目录
- 1、比赛介绍:
- 2、导入数据:
- 3、项目构建:
- 特征选择:
- 预处理:
- 训练:
- 模型推理及保存预测结果:
- 4、上传预测结果到kaggle:
- 5、总结:
本文内容来源于《动手深度学习》一书。跟着沐神做kaggle比赛。
该任务是预测房屋销售价格的基础上的信息,如卧室的数量,生活区,位置,附近的学校,和卖方总结。
数据包括2020年在加州售出的房屋,测试数据集中售出的房屋排在训练数据集中之后。
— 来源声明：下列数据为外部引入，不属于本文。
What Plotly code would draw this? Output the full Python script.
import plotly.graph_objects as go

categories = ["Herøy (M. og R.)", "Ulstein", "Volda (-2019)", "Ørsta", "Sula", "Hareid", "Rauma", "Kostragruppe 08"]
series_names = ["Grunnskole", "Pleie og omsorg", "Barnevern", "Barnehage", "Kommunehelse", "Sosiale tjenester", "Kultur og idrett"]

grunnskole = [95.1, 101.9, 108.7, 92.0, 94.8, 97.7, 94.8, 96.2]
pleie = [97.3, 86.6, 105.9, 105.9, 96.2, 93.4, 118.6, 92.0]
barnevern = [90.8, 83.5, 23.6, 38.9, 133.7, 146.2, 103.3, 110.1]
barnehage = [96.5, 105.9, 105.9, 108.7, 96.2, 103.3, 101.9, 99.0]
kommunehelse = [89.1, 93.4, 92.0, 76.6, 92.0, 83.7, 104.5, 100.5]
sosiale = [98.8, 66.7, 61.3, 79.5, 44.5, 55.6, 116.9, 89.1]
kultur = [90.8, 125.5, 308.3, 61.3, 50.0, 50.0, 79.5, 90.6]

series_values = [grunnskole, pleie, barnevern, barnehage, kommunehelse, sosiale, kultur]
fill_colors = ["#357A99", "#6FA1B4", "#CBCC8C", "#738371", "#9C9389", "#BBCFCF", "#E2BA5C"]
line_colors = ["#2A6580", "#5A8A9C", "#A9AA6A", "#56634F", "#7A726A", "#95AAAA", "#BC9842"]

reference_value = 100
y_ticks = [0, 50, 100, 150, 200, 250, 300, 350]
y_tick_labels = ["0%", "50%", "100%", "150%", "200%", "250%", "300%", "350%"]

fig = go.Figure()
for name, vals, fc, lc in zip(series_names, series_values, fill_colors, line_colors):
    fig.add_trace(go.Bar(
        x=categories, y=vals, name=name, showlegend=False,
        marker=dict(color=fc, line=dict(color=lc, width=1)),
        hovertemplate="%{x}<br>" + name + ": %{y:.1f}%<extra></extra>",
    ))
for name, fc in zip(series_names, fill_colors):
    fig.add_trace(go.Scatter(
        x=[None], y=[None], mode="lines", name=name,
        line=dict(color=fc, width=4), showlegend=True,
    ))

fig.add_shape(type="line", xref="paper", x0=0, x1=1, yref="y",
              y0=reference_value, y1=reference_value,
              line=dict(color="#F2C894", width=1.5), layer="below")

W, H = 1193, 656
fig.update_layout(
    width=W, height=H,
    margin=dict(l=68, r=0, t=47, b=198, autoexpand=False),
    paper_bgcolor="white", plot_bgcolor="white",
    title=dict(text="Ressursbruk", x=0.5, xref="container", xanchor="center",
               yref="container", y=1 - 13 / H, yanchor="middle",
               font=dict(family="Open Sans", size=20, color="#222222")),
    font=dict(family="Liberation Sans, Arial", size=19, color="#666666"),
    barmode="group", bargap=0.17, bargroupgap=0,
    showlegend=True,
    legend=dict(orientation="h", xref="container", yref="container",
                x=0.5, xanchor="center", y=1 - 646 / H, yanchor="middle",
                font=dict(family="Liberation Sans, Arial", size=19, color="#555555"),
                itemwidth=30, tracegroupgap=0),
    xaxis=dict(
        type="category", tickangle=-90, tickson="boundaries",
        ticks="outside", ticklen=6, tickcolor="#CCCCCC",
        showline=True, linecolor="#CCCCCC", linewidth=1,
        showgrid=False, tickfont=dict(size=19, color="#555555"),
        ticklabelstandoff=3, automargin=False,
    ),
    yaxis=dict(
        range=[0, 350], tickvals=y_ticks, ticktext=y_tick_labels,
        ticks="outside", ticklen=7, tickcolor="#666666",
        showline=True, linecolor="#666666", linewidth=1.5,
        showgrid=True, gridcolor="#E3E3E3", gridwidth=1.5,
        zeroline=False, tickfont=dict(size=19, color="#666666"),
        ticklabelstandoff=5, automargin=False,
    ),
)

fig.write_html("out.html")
此外,私人排行榜房屋也在公开排行榜房屋之后出售。
数据如下图所示,通过下面的网址,下载训练数据和测试数据:
在jupyter notebook里编写的,下面的格式也是:
使用pandas读入数据:
%matplotlib inline
import numpy as np
import pandas as pd
import torch
from torch import nn
from d2l import torch as d2l
train_data = pd.read_csv(r"../data/kaggle_house_pred/train.csv")
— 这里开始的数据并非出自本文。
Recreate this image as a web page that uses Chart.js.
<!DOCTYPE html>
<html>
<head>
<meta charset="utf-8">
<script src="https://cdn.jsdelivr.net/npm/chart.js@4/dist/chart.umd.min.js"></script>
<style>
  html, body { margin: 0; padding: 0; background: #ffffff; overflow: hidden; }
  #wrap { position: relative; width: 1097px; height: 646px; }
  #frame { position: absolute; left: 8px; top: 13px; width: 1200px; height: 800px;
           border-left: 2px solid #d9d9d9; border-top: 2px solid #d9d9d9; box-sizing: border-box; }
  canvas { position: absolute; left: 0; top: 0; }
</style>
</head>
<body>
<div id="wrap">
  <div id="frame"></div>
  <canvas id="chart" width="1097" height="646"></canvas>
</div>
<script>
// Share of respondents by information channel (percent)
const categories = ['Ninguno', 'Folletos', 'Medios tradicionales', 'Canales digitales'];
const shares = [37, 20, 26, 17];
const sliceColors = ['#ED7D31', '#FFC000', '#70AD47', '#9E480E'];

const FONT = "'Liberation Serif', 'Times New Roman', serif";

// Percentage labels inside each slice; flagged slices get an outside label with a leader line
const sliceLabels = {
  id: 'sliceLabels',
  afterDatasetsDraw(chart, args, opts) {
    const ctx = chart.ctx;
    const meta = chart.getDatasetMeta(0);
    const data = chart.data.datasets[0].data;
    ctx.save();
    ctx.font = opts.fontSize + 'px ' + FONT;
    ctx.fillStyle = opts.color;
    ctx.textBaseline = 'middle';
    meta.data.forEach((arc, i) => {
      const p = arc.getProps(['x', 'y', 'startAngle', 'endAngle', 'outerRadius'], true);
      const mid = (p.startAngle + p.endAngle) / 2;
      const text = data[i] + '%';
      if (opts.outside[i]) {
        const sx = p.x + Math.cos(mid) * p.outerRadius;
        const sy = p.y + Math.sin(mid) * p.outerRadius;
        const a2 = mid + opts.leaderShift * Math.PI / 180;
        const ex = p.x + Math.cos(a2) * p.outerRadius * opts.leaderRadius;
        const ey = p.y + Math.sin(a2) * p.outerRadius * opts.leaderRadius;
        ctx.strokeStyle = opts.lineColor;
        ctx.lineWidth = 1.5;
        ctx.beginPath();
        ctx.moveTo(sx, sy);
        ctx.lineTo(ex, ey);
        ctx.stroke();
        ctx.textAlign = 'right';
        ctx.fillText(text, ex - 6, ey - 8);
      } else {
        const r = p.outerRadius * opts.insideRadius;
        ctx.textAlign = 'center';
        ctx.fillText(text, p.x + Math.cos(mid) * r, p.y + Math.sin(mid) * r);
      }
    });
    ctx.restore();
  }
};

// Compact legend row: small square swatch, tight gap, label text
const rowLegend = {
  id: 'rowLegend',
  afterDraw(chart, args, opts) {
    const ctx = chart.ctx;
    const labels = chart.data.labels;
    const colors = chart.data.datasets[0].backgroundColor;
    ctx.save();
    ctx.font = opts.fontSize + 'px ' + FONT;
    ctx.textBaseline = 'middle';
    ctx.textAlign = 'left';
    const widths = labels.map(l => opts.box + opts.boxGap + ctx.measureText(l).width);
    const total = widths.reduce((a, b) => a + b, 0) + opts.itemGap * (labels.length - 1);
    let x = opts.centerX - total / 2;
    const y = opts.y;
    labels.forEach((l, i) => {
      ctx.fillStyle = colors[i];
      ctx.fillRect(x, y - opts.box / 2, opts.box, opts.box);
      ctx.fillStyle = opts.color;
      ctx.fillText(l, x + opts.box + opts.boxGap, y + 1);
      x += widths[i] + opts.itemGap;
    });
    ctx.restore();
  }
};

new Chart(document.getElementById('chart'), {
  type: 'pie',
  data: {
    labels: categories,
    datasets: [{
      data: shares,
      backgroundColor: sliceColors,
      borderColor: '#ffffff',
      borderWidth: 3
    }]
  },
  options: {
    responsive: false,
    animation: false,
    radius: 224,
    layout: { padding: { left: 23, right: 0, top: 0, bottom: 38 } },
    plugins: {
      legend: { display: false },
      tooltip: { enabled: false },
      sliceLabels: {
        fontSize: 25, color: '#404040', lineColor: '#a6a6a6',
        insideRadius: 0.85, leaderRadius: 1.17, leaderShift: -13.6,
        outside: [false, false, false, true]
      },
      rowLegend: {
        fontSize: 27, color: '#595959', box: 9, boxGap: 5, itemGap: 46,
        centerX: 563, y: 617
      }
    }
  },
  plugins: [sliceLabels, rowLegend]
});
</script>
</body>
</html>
test_data = pd.read_csv(r"../data/kaggle_house_pred/test.csv")
# print(train_data.columns)
# print(test_data.columns)
print(train_data.shape) # (47439, 41)
print(test_data.shape) # (31626, 40),少了一个出售价格,需要我们预测
(47439, 41)
(31626, 40)
其中trian_data比test_data多了一列,这一列就是我们要预测的房价。
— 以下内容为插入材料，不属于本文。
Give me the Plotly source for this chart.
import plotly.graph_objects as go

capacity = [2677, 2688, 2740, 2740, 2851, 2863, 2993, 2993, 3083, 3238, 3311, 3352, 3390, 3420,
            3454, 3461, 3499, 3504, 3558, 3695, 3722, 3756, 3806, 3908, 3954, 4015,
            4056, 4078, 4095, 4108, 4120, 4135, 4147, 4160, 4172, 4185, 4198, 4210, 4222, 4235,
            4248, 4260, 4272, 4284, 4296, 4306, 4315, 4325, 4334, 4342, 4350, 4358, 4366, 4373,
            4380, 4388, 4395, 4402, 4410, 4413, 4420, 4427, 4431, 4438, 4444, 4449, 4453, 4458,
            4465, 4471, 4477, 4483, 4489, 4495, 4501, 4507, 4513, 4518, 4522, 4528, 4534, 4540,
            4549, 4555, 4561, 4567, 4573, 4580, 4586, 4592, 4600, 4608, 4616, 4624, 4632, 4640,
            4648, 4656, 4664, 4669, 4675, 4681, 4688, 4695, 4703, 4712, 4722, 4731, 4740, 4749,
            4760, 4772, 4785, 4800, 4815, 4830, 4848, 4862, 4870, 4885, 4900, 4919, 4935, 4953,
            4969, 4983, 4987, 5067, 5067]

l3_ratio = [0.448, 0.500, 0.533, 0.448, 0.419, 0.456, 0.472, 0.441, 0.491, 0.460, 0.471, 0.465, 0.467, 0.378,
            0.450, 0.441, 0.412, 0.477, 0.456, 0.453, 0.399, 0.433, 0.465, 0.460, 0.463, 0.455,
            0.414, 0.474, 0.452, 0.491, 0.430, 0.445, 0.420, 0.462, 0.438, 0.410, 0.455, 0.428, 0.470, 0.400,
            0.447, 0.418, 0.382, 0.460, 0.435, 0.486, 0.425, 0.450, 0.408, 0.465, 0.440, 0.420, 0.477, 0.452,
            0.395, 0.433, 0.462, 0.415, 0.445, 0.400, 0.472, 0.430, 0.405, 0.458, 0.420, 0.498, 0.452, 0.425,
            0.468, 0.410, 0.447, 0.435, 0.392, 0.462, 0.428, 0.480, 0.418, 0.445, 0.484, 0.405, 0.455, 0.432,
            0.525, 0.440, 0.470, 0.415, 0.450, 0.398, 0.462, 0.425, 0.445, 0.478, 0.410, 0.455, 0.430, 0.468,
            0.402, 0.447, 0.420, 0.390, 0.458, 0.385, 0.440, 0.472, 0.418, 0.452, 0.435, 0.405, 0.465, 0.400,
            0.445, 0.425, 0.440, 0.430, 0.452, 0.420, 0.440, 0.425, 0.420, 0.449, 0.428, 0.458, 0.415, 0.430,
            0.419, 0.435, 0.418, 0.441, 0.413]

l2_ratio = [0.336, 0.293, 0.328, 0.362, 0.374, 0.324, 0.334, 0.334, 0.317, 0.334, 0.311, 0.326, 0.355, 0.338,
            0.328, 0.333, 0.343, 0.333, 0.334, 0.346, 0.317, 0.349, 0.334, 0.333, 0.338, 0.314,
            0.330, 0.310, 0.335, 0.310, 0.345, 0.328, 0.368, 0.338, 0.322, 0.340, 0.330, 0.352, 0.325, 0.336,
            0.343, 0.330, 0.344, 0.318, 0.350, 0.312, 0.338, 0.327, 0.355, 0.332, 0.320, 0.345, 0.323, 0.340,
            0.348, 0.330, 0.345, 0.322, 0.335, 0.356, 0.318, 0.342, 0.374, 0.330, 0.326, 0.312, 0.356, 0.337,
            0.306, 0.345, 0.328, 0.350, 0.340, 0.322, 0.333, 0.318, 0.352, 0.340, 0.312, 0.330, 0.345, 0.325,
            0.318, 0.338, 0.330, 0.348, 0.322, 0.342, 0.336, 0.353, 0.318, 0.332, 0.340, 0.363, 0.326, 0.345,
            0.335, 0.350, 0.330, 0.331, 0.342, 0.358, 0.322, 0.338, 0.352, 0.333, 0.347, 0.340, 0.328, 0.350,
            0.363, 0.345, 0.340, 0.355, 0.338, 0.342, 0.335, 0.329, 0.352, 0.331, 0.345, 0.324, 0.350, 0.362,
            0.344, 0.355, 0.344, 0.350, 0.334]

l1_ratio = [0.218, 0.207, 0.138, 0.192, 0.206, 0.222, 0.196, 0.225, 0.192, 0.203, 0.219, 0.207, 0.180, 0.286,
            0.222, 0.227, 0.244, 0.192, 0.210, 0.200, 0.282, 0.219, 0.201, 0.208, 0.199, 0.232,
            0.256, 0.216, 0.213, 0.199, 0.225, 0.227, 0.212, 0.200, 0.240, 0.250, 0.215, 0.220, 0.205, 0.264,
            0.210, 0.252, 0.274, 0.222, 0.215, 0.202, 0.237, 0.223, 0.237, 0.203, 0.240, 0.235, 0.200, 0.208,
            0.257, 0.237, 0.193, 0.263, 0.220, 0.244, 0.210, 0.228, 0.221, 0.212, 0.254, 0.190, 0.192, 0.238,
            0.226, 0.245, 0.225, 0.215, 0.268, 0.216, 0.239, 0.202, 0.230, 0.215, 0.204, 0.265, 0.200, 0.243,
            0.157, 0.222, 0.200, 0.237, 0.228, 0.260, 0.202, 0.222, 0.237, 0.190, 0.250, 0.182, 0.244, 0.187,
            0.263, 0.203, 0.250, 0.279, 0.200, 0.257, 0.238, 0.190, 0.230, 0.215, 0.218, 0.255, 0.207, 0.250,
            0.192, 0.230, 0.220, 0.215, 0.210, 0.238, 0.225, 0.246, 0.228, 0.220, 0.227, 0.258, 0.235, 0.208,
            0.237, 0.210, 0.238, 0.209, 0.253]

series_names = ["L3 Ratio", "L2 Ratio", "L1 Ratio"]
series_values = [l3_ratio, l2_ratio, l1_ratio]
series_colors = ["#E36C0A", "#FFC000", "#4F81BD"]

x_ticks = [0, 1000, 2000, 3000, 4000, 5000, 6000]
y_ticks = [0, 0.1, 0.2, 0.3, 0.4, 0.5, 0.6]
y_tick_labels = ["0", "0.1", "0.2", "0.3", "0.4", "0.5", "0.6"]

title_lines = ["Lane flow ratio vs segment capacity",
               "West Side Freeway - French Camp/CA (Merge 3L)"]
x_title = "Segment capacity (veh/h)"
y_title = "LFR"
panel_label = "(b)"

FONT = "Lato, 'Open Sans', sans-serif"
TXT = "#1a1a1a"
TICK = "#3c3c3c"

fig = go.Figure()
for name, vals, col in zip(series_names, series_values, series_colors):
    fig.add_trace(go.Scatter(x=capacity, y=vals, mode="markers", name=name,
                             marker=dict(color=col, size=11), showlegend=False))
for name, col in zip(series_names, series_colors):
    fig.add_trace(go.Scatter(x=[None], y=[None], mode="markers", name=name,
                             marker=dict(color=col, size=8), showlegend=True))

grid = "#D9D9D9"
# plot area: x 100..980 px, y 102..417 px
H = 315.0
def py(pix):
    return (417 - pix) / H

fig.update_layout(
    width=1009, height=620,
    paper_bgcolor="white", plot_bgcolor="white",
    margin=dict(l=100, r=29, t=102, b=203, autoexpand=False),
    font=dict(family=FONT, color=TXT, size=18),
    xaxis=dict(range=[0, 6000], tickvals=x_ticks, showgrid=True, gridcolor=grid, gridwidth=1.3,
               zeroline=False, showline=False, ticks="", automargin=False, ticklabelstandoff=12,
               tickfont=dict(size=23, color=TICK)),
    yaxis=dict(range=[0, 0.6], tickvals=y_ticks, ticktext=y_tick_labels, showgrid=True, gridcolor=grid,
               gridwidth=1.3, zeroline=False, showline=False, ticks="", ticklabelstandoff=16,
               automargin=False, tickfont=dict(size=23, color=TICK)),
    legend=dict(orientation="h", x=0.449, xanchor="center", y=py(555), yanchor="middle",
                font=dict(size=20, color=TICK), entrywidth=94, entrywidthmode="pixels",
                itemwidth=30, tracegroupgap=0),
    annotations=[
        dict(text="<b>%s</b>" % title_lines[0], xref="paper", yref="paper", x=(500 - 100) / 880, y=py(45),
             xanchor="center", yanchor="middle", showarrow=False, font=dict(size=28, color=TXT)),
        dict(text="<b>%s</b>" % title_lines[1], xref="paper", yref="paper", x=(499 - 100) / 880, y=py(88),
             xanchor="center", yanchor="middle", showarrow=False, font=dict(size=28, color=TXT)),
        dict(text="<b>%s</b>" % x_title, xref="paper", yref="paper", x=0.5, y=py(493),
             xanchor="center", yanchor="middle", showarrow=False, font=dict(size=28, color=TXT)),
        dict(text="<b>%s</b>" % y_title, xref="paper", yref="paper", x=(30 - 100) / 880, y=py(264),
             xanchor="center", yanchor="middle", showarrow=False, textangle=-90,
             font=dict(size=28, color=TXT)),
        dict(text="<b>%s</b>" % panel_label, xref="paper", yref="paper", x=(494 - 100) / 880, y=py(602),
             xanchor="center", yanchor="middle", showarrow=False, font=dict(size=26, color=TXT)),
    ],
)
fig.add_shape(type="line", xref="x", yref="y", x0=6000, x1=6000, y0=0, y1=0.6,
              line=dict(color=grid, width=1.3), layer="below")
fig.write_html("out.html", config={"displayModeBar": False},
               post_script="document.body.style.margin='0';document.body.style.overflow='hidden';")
[i for i in train_data.columns if i not in test_data.columns]
[‘Sold Price’]
从上面可以看出,我们要预测的房价列名为Sold Price
打印训练数据的前四列,看看特征,以及相应标签,以便我们选择特征:
train_data.iloc[0:4]
可以发现,一共有41列,也就是41个特征。额,这么说也不对,其中还有一列是标签,一列是id。
特征选择是个挺麻烦的事,直接关系到后面模型预测的结果,而且要是特征选择的特别多,而我们的数据不够多,很容易就过拟合了。
先看看train_data和test_data有哪些特征:
train_data.columns
Index(['Id', 'Address', 'Sold Price', 'Summary', 'Type', 'Year built',
'Heating', 'Cooling', 'Parking', 'Lot', 'Bedrooms', 'Bathrooms',
'Full bathrooms', 'Total interior livable area', 'Total spaces',
'Garage spaces', 'Region', 'Elementary School',
'Elementary School Score', 'Elementary School Distance',
'Middle School', 'Middle School Score', 'Middle School Distance',
'High School', 'High School Score', 'High School Distance', 'Flooring',
'Heating features', 'Cooling features', 'Appliances included',
'Laundry features', 'Parking features', 'Tax assessed value',
'Annual tax amount', 'Listed On', 'Listed Price', 'Last Sold On',
'Last Sold Price', 'City', 'Zip', 'State'],
dtype='object')
test_data.columns
Index(['Id', 'Address', 'Summary', 'Type', 'Year built', 'Heating', 'Cooling',
'Parking', 'Lot', 'Bedrooms', 'Bathrooms', 'Full bathrooms',
'Total interior livable area', 'Total spaces', 'Garage spaces',
'Region', 'Elementary School', 'Elementary School Score',
'Elementary School Distance', 'Middle School', 'Middle School Score',
'Middle School Distance', 'High School', 'High School Score',
'High School Distance', 'Flooring', 'Heating features',
'Cooling features', 'Appliances included', 'Laundry features',
'Parking features', 'Tax assessed value', 'Annual tax amount',
'Listed On', 'Listed Price', 'Last Sold On', 'Last Sold Price', 'City',
'Zip', 'State'],
dtype='object')
train_data中Sold Price需要剔除,因为是标签。 train_data和test_data中的Id需要剔除,因为和结果无关。(重点放在,删除的语法怎么写,以后方便查看)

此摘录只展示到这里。